The whys and whens behind the 200-year hegemony of a Protestant-led Anglophonia centred in London and more recently in Washington DC is a club with many members but the standout and perennial favourite remains the urge of Henry VIII to secure a divorce from Catherine of Aragon.
Today is a bit player in one of history’s greatest what-ifs, what if Henry’s elder brother and husband of Catherine had survived, succeeded Henry VII, and produced heirs.
Context is all. In 1485, Henry Tudor had beaten the Plantagenet King Richard, he of humpback fame, at the Battle of Bosworth Field. He became Henry VII, a ruthless manager who promptly went about ripping medieval England from the stupor of feudalism and ridding it of the poverty of an extended civil war.

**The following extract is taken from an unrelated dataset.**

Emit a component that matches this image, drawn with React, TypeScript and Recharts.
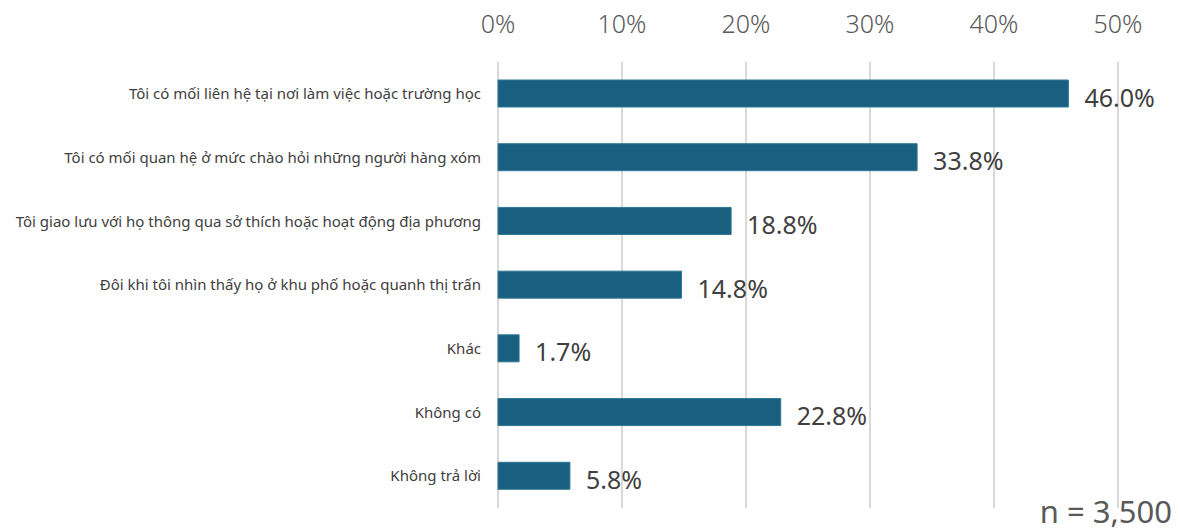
import { BarChart, Bar, XAxis, YAxis, CartesianGrid, LabelList } from 'recharts';

const categories = [
  'Tôi có mối liên hệ tại nơi làm việc hoặc trường học',
  'Tôi có mối quan hệ ở mức chào hỏi những người hàng xóm',
  'Tôi giao lưu với họ thông qua sở thích hoặc hoạt động địa phương',
  'Đôi khi tôi nhìn thấy họ ở khu phố hoặc quanh thị trấn',
  'Khác',
  'Không có',
  'Không trả lời',
];

const values = [46.0, 33.8, 18.8, 14.8, 1.7, 22.8, 5.8];

const xTicks = [0, 10, 20, 30, 40, 50];

const sampleNote = 'n = 3,500';

const FONT = '"Noto Sans", "Open Sans", sans-serif';

export default function App() {
  const data = categories.map((name, i) => ({ name, value: values[i] }));

  // nhãn giá trị bên phải thanh
  const renderValue = (props: any) => {
    const { x, y, width, height, value } = props;
    return (
      <text
        x={x + width + 16}
        y={y + height / 2 + 13}
        fill="#404040"
        fontSize={25}
        fontFamily={FONT}
        textAnchor="start"
      >
        {value.toFixed(1)}%
      </text>
    );
  };

  return (
    <div style={{ position: 'absolute', left: 0, top: 0, width: 1181, height: 530, background: '#fff' }}>
      <BarChart
        width={1181}
        height={530}
        data={data}
        layout="vertical"
        margin={{ top: 0, right: 63, bottom: 22, left: 0 }}
        barSize={27}
      >
        <CartesianGrid horizontal={false} stroke="#d9d9d9" strokeWidth={2} />
        <XAxis
          type="number"
          orientation="top"
          domain={[0, 50]}
          ticks={xTicks}
          height={62}
          axisLine={false}
          tickLine={false}
          tickSize={0}
          tickMargin={29}
          tickFormatter={(v: number) => `${v}%`}
          tick={{ fontSize: 25, fill: '#595959', fontFamily: FONT, fontWeight: 300 }}
        />
        <YAxis
          type="category"
          dataKey="name"
          width={498}
          axisLine={false}
          tickLine={false}
          tickSize={0}
          tickMargin={17}
          interval={0}
          tick={{ fontSize: 15, fill: '#404040', fontFamily: FONT }}
        />
        <Bar dataKey="value" fill="#185f80" stroke="#2f7896" strokeWidth={1} isAnimationActive={false}>
          <LabelList dataKey="value" content={renderValue} />
        </Bar>
      </BarChart>
      <div
        style={{
          position: 'absolute',
          right: 9,
          top: 494,
          fontSize: 31,
          lineHeight: '34px',
          color: '#595959',
          fontFamily: FONT,
        }}
      >
        {sampleNote}
      </div>
    </div>
  );
}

In foreign policy Henry was faced with the usual problem, what to do with rival France. In this, he looked to Spain, or more correctly the Aragon and Castile of Ferdinand and Isabella, the Catholic monarchs. These two were on the up. In 1492, they would defeat Granada, the last Muslim state in western Europe, and would sponsor the voyages of one Christopher Columbus across the Atlantic. Incidentally, he would land in and name Guadelope on 4 November 1493.
In 1489, the rulers agreed for a common policy against France, reduced tariffs, and the marriage of their children Catherine and Arthur. The treaty provides an interesting aside on Henry’s ruthlessness, with Catherine later bemoaning that the “miseries and disasters” of her life fell from Henry’s decision to execute the young and long imprisoned last male heir of the Plantagenets “to induce King Ferdinand to give his daughter, this Catharine, in marriage to Prince Arthur.”
Arthur and Catherine were married by proxy in 1499 and they exchanged letters written in Latin until September 1501 when Arthur reached 15 and a wedding was arranged. The wedding took place in London in mid-November, conducted by the Archbishop of Canterbury assisted by the Bishop of London.
The latter as subsequent archbishop would conduct the wedding of Arthur’s brother Henry and Arthur’s widow Catherine. In the meantime the bishop finished his November 1501 duties as a witness in the bedding ceremony, wherein he blessed the bed and prayed for a fruitful marriage before leaving the couple alone.
In some ceremonies the witnesses would remain to observe intercourse, although this appears not to have happened on this occasion. The question of whether the couple ever had sex would become a major issue much later, as if there was no sex there was no binding marriage and Henry VIII’s marriage to Catherine – contrary to the argument underpinning his case for a divorce – was valid. Anyway, there was not much time for fruit as Arthur died four or so months later.
Tradition has it that the young couple first met ten days before the wedding, on 4 November 1501. They spoke in the language of their letters, Latin, although their regional differences in pronunciation meant that their respective bishops had to step in and translate.
The expression “the empire on which the sun never sets” is well known to Anglophiles. The phrase was first used to describe the European and American lands under the control of Charles, Catherine’s nephew. Whether a British Empire would have risen over the following centuries, had the two fifteen year olds gone from stilted Latin chat to a fruitful marriage remains to fascinate.